ENERGY WATCH #1 - August 21, 2018
“A renaissance of natural gas in the EU-28 electricity sector looks unlikely.” That is the major conclusion of a technical paper published earlier this month by the SIPA Center for Energy Policy Studies of Columbia University in the U.S., which investigates the potential of future gas demand in Europe.
For EU energy policy this is clearly an important topic. Future gas demand is one of the great uncertainties in EU energy policy – and how it will develop is an important consideration for infrastructural investments.
You will recall that the European Commission on 19 August issued a press release proudly proclaiming that the EU “has co-financed or committed to co-finance LNG infrastructure projects worth over €638 million. In addition to the existing 150 billion cubic meters of spare capacity in the EU, the EU is supporting 14 LNG infrastructure projects, which will increase capacity by another 15 bcm by 2021, which could welcome imports of liquefied natural gas from the U.S., if the market conditions are right and prices competitive.”
At the same time, Gazprom is building new pipelines into Europe.
But do we need all this extra investment? The report from the researchers at Columbia makes that rather doubtful.
The report, which has compared costs between gas-fired power and renewable power under various scenarios (including a “robust” CO2 price) notes that “questions are now arising about whether Europe needs new investments in natural gas infrastructure or if those investments would become stranded assets.”
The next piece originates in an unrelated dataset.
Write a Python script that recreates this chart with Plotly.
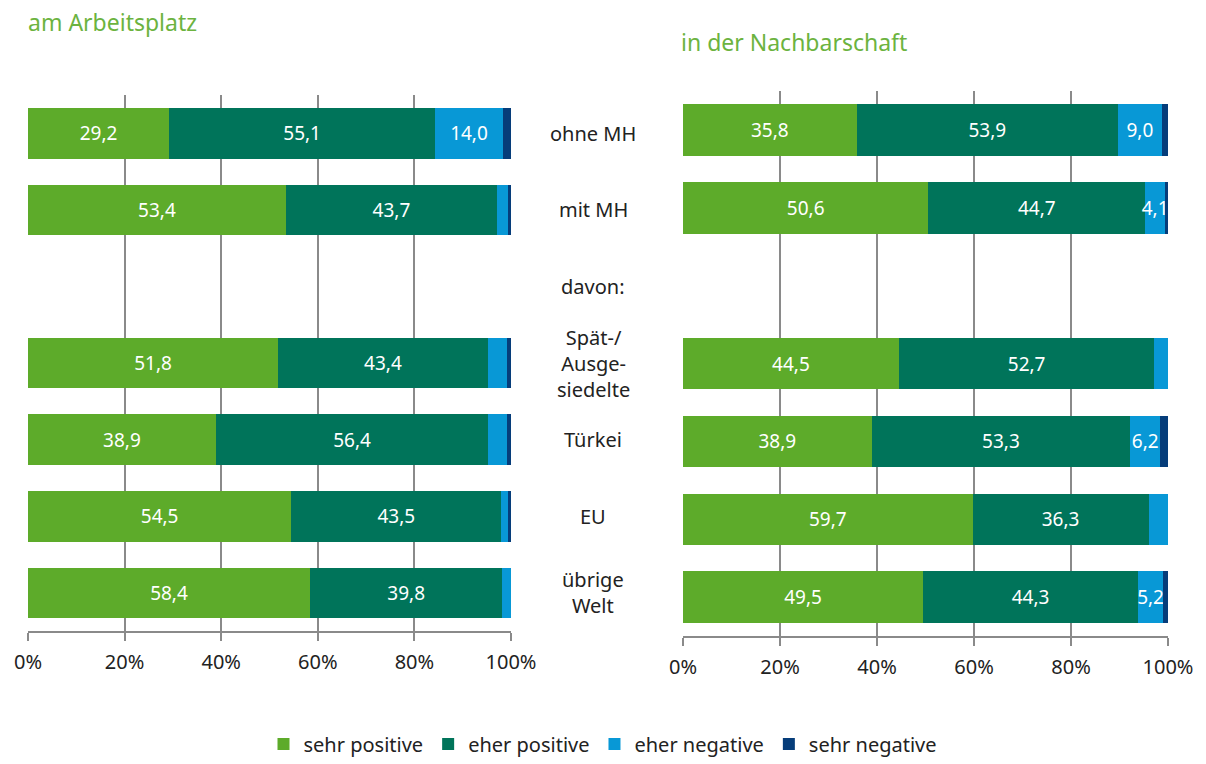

The authors – Tim Boersma, Tatiana Mitrova, Johana Typoltova, Anna Galkina and Fedor Veselov – seem to take the position that such investments continue to be necessary. “Suggesting that the EU does not need new investments risks underestimating the role—or the potential role—natural gas plays in various sectors of Europe’s energy economy, including industry, transportation, and commercial and residential usage”, they write.
But then when it comes to the real conclusions of the paper, a rather different picture emerges. Here are the main conclusions, as highlighted by the authors (emphasis added):
- A renaissance of natural gas in the EU-28 electricity sector looks unlikely [in all scenarios], with only modest room for fuel switching and growth—about 40 billion cubic meters (bcm) on a continental scale through 2030 (in 2017, European demand hovered around 483 bcm). Fuel prices, carbon prices, and interest rates will be critical factors in determining whether demand for natural gas increases or declines.
- In determining the impact of the price of carbon on European natural gas demand, the case of the United Kingdom offers some insight. Once the United Kingdom unilaterally installed its carbon price floor, natural gas did force coal out of power generation on an impressive scale. However, to allow for fuel switching, existing underutilized generation capacity must be available to use. If not, utilities face serious questions related to the cost of new generation capacity, anticipated fuel costs and cost curves, and time horizons. Importantly, recent data suggest that even though the carbon price floor did provide an incentive for incremental gas-fired power generation, soon thereafter, renewables, storage, and efficiency eroded some of the gains made by natural gas. This analysis suggests that there is moderate room for fuel switching similar to what happened in the United Kingdom.
- Increasing natural gas demand for electricity generation is most promising for southern Europe, chiefly because electricity demand in this part of the continent is still growing, although competition from renewables here is fierce. In a scenario with high carbon prices and high natural gas prices, by the end of the forecasting period, investments in renewables make more economic sense than natural gas in the southern part of the European Union. The costs of capital are likely going to be critically important in the coming years to determine whether investors turn to renewables or (in part) natural gas.
- Ultimately, the paper finds that new EU investments in gas infrastructure are probably necessary in parts of the European Union. New investments are less necessary in more mature parts of the continent relative to the less-developed parts of the continent, where gas demand has room for growth and/or single source dependency concerns trump basic economic considerations.
These conclusions speak for themselves. Purely on a cost comparison basis (assuming higher CO2 prices), gas will not be competitive in the end with renewables.
What I wonder about, shouldn’t there also be something like a methane price in addition to a CO-price? Or should calculations be made to include methane emissions in the CO2 emissions from fossil fuels? That would make gas even more expensive relative to renewables. It may also do away with part of the cost advantage gas has over coal with increasing CO2 prices.
Recently researchers from Colorado State University reported that methane emissions from the natural gas industry are significantly higher than has been assumed so far. Now researchers from consultancy TNO in the Netherlands have come to similar conclusions based on a completely different study and methodology.
The TNO researchers looked at methane emissions from cows and from gas installations in the northern Netherlands. They conclude that “natural gas production emits more methane than currently calculated”. How much exactly remains unclear. They only measured emissions for a week.
Up to now, official Dutch greenhouse gas emission figures had assumed gas production and transport was responsible for just 1.9% of total methane emissions. This now turns out to be 20%. The researchers do stress that the uncertainty around the figure is high.
Probably the main conclusion from the research should be that we though we knew how high methane emissions from the gas industry were in the Netherlands, now we know that we don’t know. More research is obviously needed.